SET EXERCISE:
Reproduce, word for word, the span of lines starting at the line holding "What matplotlib code" and ending at the line holding "title = 'Exact". Omit every picture.

EXCERPTED RECORDS:
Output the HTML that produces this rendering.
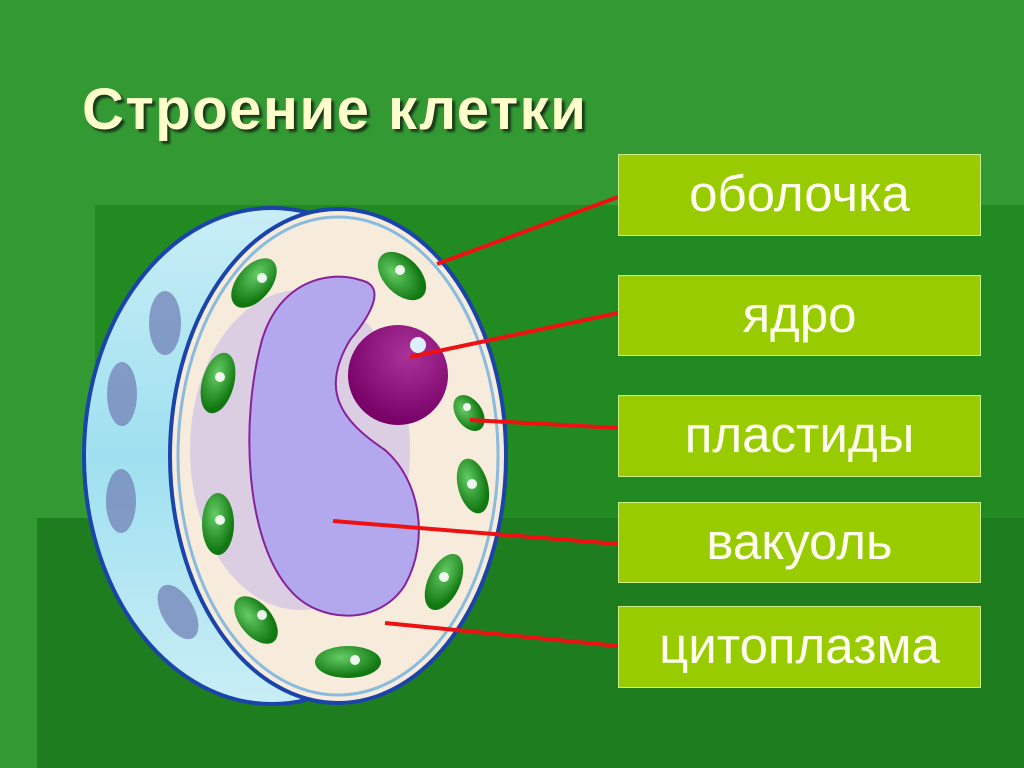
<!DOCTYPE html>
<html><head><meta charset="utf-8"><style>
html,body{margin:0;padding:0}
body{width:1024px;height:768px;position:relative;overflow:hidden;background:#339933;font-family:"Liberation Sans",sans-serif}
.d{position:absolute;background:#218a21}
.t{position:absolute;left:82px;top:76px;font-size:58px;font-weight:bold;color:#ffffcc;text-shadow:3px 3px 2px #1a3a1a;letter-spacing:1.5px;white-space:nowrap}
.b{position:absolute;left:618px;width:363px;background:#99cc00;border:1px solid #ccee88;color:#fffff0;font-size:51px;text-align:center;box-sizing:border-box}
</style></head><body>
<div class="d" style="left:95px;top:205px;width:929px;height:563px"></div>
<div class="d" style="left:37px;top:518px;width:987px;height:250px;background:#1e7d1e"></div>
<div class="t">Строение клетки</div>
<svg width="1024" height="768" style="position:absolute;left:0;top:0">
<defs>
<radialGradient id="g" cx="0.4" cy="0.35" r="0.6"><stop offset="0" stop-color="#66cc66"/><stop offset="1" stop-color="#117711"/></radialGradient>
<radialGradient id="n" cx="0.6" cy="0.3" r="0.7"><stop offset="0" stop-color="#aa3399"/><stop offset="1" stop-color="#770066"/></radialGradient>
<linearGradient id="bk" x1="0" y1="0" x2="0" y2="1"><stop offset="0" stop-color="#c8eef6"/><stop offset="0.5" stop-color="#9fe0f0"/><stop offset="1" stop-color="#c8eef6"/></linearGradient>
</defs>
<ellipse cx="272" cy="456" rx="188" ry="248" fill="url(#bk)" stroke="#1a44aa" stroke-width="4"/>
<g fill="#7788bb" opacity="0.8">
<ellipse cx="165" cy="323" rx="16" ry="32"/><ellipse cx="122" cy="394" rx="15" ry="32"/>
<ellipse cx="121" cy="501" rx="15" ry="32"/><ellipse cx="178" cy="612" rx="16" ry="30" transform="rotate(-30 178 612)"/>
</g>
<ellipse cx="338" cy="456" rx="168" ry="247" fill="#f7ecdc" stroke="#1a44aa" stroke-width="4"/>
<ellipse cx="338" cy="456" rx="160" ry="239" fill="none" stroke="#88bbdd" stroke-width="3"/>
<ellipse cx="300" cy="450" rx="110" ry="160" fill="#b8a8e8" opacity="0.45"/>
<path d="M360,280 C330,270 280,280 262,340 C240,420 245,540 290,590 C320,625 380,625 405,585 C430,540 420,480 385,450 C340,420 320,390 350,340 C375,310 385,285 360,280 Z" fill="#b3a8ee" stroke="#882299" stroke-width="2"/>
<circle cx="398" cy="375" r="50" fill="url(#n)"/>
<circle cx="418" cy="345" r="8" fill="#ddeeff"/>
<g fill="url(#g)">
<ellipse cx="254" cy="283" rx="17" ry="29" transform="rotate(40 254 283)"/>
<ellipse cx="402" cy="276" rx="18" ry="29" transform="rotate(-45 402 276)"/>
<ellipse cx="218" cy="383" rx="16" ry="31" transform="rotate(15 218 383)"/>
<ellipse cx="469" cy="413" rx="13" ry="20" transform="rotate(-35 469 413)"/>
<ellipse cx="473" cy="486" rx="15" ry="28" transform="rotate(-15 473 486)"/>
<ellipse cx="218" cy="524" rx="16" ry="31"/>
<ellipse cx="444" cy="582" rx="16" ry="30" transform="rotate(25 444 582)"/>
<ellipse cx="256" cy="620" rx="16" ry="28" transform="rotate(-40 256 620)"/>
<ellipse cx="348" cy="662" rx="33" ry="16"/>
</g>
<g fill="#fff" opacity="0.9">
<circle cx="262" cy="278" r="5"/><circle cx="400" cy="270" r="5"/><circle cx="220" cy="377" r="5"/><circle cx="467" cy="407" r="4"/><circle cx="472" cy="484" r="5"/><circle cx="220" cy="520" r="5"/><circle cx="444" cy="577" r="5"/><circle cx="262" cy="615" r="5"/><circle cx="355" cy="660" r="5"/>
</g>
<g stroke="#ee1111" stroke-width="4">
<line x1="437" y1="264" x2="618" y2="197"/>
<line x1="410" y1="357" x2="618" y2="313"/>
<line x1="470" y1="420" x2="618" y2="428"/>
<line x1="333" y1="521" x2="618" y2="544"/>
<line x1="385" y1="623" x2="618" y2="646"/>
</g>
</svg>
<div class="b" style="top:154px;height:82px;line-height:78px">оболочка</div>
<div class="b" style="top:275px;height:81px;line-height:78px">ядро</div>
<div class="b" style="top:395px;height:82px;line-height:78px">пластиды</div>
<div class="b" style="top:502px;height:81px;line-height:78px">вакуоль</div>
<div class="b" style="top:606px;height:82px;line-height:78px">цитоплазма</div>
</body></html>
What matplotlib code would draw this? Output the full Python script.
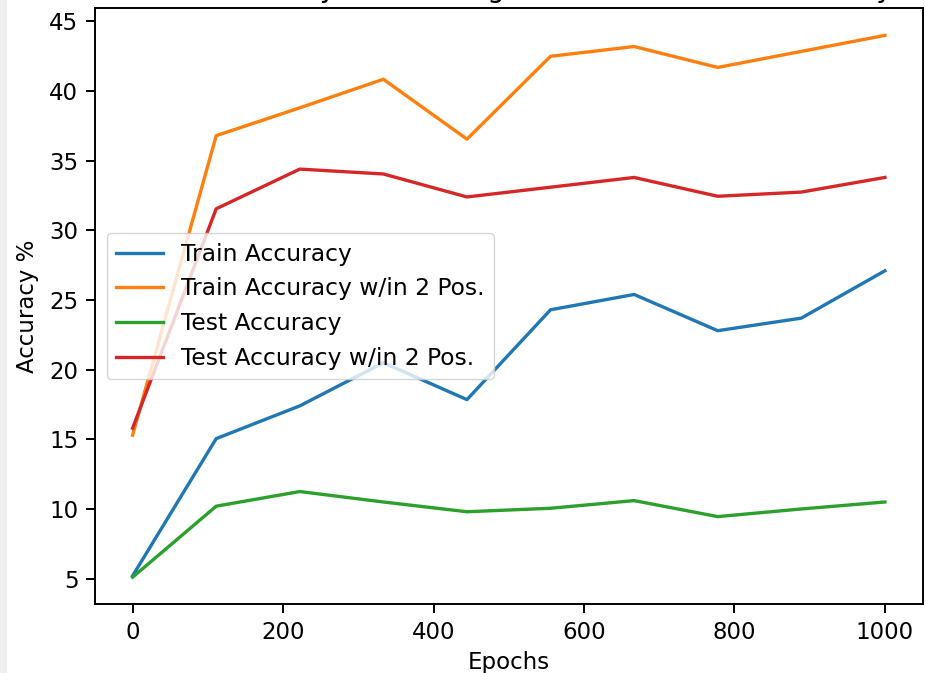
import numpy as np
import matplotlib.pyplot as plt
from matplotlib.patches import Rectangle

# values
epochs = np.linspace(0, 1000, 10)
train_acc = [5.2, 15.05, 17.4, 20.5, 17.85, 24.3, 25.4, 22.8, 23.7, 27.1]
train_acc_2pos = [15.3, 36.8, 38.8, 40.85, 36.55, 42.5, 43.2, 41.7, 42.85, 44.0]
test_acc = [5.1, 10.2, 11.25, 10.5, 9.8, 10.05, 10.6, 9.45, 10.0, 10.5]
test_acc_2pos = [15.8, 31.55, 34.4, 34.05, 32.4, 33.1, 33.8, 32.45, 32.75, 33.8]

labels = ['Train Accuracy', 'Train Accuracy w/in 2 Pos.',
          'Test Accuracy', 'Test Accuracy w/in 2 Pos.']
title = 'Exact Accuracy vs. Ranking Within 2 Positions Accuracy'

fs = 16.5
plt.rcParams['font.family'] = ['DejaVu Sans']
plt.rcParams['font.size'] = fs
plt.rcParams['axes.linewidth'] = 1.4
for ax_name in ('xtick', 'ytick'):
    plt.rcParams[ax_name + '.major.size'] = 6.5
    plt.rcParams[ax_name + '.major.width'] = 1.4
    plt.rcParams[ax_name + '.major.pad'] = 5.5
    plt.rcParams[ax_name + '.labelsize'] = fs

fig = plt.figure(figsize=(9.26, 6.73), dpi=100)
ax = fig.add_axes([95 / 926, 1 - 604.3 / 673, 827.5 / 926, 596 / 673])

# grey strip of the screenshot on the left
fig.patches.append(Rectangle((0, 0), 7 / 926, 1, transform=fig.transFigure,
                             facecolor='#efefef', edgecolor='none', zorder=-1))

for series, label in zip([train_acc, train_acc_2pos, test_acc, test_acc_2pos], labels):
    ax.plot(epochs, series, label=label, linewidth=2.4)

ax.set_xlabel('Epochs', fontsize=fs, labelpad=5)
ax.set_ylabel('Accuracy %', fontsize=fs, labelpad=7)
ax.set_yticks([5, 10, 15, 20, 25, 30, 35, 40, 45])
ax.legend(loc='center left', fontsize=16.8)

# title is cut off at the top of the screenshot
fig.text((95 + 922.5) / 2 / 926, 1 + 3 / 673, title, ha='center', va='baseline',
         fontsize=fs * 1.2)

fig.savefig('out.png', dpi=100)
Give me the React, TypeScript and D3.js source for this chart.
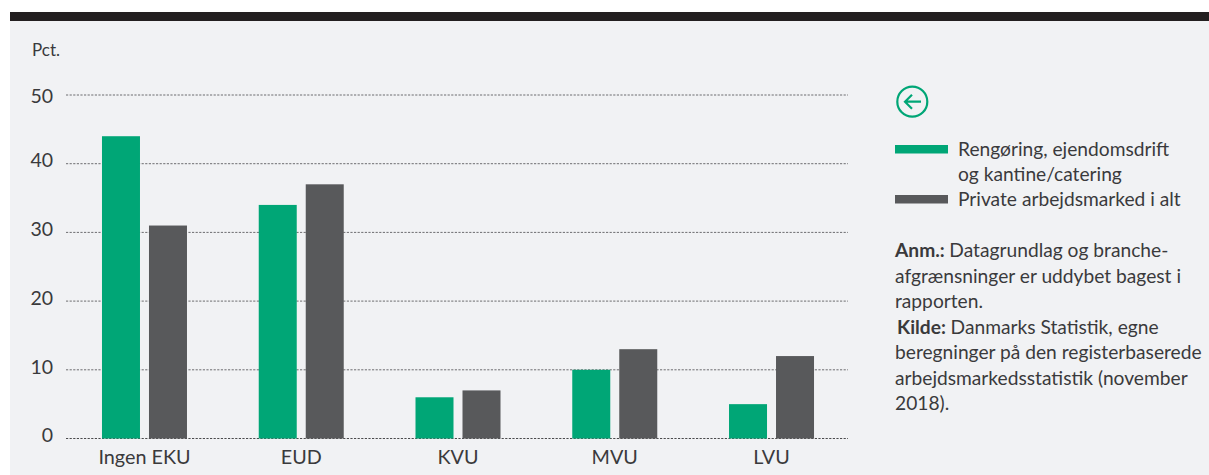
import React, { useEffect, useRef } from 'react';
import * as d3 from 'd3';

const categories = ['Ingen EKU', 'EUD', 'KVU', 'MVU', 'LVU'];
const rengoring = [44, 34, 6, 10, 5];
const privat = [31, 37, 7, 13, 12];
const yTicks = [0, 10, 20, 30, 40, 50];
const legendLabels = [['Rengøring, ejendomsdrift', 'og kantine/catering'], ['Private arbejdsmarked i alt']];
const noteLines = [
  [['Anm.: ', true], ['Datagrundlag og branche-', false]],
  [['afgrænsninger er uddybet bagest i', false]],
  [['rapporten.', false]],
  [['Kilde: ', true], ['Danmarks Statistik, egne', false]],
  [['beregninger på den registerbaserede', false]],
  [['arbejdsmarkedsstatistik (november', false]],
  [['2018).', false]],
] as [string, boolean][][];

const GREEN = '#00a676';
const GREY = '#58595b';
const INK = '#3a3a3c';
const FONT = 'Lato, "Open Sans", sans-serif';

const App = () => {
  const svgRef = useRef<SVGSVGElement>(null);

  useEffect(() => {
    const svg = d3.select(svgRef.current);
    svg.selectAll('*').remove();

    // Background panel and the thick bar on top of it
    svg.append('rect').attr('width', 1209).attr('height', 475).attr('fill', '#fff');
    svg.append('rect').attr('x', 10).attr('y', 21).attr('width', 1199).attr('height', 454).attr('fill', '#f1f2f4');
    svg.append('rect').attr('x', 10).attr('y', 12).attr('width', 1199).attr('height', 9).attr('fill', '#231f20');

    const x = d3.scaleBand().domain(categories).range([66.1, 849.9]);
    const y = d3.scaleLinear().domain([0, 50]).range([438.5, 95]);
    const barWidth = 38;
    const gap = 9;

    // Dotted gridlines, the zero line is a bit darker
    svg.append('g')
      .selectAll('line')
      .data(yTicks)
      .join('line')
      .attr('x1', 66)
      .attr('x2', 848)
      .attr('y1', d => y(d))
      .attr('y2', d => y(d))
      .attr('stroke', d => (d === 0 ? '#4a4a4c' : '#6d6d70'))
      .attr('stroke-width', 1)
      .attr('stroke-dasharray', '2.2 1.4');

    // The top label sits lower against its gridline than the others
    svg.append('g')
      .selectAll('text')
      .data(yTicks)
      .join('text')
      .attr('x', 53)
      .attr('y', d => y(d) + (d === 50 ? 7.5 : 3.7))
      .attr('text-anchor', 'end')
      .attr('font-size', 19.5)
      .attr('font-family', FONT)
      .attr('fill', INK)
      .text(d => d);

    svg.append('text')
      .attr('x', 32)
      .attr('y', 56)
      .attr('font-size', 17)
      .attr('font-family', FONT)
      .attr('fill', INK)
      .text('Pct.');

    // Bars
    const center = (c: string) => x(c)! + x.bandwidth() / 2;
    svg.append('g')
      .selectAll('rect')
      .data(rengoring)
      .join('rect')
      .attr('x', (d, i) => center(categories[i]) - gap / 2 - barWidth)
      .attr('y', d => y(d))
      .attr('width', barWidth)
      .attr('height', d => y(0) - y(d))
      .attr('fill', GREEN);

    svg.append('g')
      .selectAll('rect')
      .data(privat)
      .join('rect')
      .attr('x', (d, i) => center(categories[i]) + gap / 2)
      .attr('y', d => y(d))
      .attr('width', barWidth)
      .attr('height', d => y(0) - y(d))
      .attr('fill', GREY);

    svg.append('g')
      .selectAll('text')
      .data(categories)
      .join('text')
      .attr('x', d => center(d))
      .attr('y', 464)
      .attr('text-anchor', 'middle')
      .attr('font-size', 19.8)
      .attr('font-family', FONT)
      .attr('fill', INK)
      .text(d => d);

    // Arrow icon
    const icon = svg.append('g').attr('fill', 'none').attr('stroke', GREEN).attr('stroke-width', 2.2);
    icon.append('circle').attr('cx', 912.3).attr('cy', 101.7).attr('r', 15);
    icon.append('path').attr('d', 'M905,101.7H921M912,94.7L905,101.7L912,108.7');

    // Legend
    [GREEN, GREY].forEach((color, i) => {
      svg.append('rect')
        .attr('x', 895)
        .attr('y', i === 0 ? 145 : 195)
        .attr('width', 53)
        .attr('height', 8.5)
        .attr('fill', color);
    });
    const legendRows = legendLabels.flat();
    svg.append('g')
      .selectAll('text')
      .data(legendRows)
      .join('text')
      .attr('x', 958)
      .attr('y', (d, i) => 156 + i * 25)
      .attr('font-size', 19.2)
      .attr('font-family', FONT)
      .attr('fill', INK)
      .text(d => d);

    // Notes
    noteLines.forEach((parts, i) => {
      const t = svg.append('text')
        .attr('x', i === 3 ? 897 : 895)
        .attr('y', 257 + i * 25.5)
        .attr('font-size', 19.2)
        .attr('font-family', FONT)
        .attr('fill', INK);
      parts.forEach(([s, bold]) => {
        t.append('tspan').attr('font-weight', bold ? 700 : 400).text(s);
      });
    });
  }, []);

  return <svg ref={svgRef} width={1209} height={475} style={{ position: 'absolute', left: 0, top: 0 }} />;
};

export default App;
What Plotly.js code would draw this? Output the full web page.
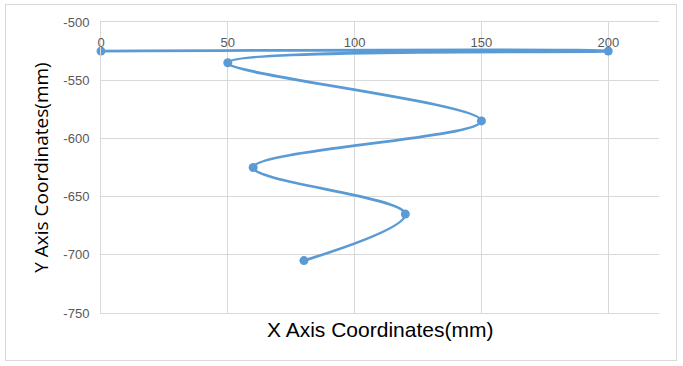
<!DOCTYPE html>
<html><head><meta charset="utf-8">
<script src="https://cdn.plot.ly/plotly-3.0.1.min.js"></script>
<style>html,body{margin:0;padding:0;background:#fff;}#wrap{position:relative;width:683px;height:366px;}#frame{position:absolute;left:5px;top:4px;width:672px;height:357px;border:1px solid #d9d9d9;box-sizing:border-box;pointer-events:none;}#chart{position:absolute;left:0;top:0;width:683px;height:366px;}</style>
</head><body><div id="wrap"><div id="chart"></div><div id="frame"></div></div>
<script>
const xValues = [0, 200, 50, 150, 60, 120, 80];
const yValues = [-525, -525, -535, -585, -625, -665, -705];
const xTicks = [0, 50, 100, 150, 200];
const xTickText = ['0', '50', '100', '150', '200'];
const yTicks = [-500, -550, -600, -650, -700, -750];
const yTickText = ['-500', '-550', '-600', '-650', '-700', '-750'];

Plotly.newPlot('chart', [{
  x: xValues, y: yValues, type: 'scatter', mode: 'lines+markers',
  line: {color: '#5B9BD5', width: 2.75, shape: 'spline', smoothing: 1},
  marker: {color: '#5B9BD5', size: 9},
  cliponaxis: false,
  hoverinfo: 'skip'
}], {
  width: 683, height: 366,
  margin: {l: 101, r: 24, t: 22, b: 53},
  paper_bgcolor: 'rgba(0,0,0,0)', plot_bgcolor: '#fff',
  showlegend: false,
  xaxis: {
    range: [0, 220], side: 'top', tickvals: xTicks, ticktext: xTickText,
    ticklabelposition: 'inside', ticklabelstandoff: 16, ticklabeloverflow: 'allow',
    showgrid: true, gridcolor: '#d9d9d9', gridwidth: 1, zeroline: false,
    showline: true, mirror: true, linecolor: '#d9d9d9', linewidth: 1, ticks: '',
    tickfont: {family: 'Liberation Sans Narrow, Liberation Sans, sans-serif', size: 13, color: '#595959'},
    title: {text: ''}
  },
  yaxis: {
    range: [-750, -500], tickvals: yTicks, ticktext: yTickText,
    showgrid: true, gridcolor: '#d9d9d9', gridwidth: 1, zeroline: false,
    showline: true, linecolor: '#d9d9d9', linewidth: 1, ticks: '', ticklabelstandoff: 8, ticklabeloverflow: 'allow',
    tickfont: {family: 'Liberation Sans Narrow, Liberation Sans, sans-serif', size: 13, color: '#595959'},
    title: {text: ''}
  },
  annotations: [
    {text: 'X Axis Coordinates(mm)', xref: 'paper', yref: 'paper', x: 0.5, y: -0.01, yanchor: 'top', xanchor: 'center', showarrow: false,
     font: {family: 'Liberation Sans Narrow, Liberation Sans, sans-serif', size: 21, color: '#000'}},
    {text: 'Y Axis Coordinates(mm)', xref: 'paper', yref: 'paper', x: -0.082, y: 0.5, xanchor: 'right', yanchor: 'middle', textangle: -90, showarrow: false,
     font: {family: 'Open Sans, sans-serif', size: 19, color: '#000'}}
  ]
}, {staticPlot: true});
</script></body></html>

TASK RESPONSE:
What matplotlib code would draw this? Output the full Python script.
import numpy as np
import matplotlib.pyplot as plt
from matplotlib.patches import Rectangle

# values
epochs = np.linspace(0, 1000, 10)
train_acc = [5.2, 15.05, 17.4, 20.5, 17.85, 24.3, 25.4, 22.8, 23.7, 27.1]
train_acc_2pos = [15.3, 36.8, 38.8, 40.85, 36.55, 42.5, 43.2, 41.7, 42.85, 44.0]
test_acc = [5.1, 10.2, 11.25, 10.5, 9.8, 10.05, 10.6, 9.45, 10.0, 10.5]
test_acc_2pos = [15.8, 31.55, 34.4, 34.05, 32.4, 33.1, 33.8, 32.45, 32.75, 33.8]

labels = ['Train Accuracy', 'Train Accuracy w/in 2 Pos.',
          'Test Accuracy', 'Test Accuracy w/in 2 Pos.']
title = 'Exact Accuracy vs. Ranking Within 2 Positions Accuracy'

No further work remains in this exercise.